The Driftway - Penelope Lively
Penelope Lively's The Driftway is a story in which not a lot appears to happen. Paul (whose age is never specified, but I'd guess he's about 10) and his younger sister Sandra (who's 7) spend most of the book travelling to their grandmother's house, but the journey has a profound significance for Paul. Paul and Sandra's father has recently re-married after being a widower for several years, and Paul resents the intrusion of Christine, whom he normally calls "Her", into their lives.
The story opens with Paul and Sandra visiting a local shop with the intention of buying a milk jug; Paul has been spending his pocket money on various items so that he and Sandra can eat up in their room rather than with Christine. He discovers he doesn't have sufficient money for a jug and having been interrogated by the young woman on the china counter, he and Sandra start looking at padlocks and chains for Paul's bedroom door, so that Christine cannot enter his room. He picks up a padlock and gives it to Sandra to hold, then starts looking at chains. He drops one and absent-mindedly puts it into his pocket whilst he looks at screw drivers. Sandra gets fidgety so they leave the shop, but the girl from the china counter has been watching them and has noticed that Paul still has the chain in his pocket, and Sandra is still carrying the padlock; the store detective therefore follows them and then drags them back inside to see the manager. Paul refuses to tell him who they are or to offer any explanation of what has happened, so the manager calls the police. A policewoman comes to the shop and tries to talk to Paul, but he still won't talk, although Sandra does. She offers to give the two of them a ride home in the police car, but Paul thinks it's just a ploy to get them away from the shop. When the policewoman answers the phone in the manager's office, Paul decides to make a run for it, and he and Sandra dash out of the shop. They hurry off down the street, then hitch a ride in a car, but Paul is convinced the police are after them, so when the driver stops to get cigarettes, they get out of the car and set off walking again. Whilst they were in the car, though, something strange happened: Paul thought he saw a cow crossing onto the road, but after shouting out a warning to the driver, he sees there's no cow there.
Paul and Sandra are heading from Banbury out towards Northampton as their Gran lives in a village out towards Northampton. Whilst they're walking again Paul sees a boy on a pony; the boy looks frightened, hunted even, and Paul wonders what has terrified him. The two of them stop for a while as Sandra's legs are aching and she's tired. Moments later a horse and cart, with two donkeys hitched behind, come into view. The driver is "Old Bill", a man who travels from Yorkshire to Cornwall, although he mostly stays around the Midlands area, travelling on the Driftways, the ancient roadways of England. Paul asks him if he saw the boy on the pony, and Bill tells him that the road is up to its tricks again. He explains to Paul that the Driftway they're currently travelling is ancient and has experienced many strong emotions, good and bad, from travellers who've used it. He suggests that because Paul is in an over-wrought state, running away from the police and from home, he is attuned to the "messages" which the Driftway may "send" to those who are receptive.
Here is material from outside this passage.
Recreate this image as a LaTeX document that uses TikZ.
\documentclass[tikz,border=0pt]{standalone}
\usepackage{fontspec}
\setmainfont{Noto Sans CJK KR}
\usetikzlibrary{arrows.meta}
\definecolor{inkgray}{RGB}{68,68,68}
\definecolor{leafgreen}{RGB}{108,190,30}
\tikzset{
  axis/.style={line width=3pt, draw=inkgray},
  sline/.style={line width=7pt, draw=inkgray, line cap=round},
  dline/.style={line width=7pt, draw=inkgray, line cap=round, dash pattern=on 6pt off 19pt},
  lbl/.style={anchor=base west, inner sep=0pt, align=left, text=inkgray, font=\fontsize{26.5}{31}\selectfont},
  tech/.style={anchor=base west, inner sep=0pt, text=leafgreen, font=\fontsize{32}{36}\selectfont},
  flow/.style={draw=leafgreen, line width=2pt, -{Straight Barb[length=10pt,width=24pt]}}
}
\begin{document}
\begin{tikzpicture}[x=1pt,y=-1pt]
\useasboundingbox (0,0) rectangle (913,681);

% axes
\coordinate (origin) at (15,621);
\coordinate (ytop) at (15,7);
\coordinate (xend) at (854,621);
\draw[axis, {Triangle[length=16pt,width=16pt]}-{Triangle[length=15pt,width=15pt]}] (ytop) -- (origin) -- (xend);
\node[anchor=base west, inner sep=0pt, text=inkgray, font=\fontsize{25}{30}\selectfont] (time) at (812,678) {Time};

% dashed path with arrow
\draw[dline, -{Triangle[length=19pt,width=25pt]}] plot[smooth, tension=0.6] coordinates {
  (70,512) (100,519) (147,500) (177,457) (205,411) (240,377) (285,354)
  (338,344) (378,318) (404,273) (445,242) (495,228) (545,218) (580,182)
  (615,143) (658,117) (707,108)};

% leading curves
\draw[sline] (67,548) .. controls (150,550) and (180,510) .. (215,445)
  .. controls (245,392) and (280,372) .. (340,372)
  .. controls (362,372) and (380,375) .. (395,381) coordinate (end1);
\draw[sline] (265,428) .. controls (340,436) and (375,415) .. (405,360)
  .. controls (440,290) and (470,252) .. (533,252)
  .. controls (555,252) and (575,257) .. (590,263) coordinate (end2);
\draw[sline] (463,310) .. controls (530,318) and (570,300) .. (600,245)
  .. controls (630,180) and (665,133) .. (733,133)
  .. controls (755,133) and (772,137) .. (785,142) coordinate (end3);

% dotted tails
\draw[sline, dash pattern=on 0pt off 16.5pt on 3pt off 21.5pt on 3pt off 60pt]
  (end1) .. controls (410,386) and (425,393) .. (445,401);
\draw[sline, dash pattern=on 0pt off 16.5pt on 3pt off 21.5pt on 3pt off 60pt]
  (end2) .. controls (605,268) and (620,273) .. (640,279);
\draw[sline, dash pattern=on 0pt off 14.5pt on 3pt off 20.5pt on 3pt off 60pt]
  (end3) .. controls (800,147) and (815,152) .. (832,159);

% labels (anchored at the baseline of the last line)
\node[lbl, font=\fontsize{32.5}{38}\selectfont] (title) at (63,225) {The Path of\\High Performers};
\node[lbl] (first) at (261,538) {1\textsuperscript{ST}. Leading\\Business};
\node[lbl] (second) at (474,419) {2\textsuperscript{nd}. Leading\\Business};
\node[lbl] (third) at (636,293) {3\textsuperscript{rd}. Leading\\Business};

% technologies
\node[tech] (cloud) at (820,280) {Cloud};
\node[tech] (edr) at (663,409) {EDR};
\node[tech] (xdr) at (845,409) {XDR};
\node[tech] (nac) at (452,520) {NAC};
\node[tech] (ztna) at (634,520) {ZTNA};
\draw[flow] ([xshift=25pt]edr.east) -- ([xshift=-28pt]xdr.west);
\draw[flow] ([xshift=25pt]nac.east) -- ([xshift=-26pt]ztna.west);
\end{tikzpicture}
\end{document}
As Bill and the two children travel the ten miles or so from the outskirts of Banbury to Cold Higham, where the children's Gran lives, Paul receives several such "messages" - he hears the accounts of several individuals who travelled the Driftway in a state of heightened emotion. Bill, who talks to Paul as if he's an adult rather than a small boy, points out that a great many people live their whole lives with little concern for others outside their immediate circle of family and a handful of friends, but other people are "the same as you and me" (p. 28), and if someone is in a receptive state, they can learn of others' joys and sorrows, and in doing so, become a better person themselves. Thus, when Bill and the children stop for a cup of tea, Paul notices the boy he'd seen earlier, lying under a nearby thorn bush:
the distance between them was of a different order, awesome and mysterious. He was here, and yet so far away that to hold him was an effort of concentration, an effort to focus on the one spot of grass and shadow. And as Paul watched, motionless because somehow he could not move - it was though he were held where he was, with the mug of tea in his hand, halfway to his lips [...] (p. 32)
This is a beautiful book containing some fascinating ideas and gorgeous language, such as this comment of Bill's on hitch-hikers:
"Real travelling's crawling your way over the country like a fly on a wall, hedge by hedge and hill by hill and village by village. From river to river and town to town. That way you feel the bones of the place, see? You see the way the land goes, and why they grow corn here and why they graze cattle there, and why there's cities where there are, and why there's a lot of people in one place and not so many in another. You see the way the shape of a country's made the people in it, and you see the way they've written themselves all over it, too, people who're dead and gone now. In the way the fields go, and the roads, and the things they've built, and the bits they've dug up or cut down or flooded or drained or not been able to find a use for at all." (p. 71)
There speaks a character created by author who is an historian and has a passionate interest in the English landscape, which she has studied in detail.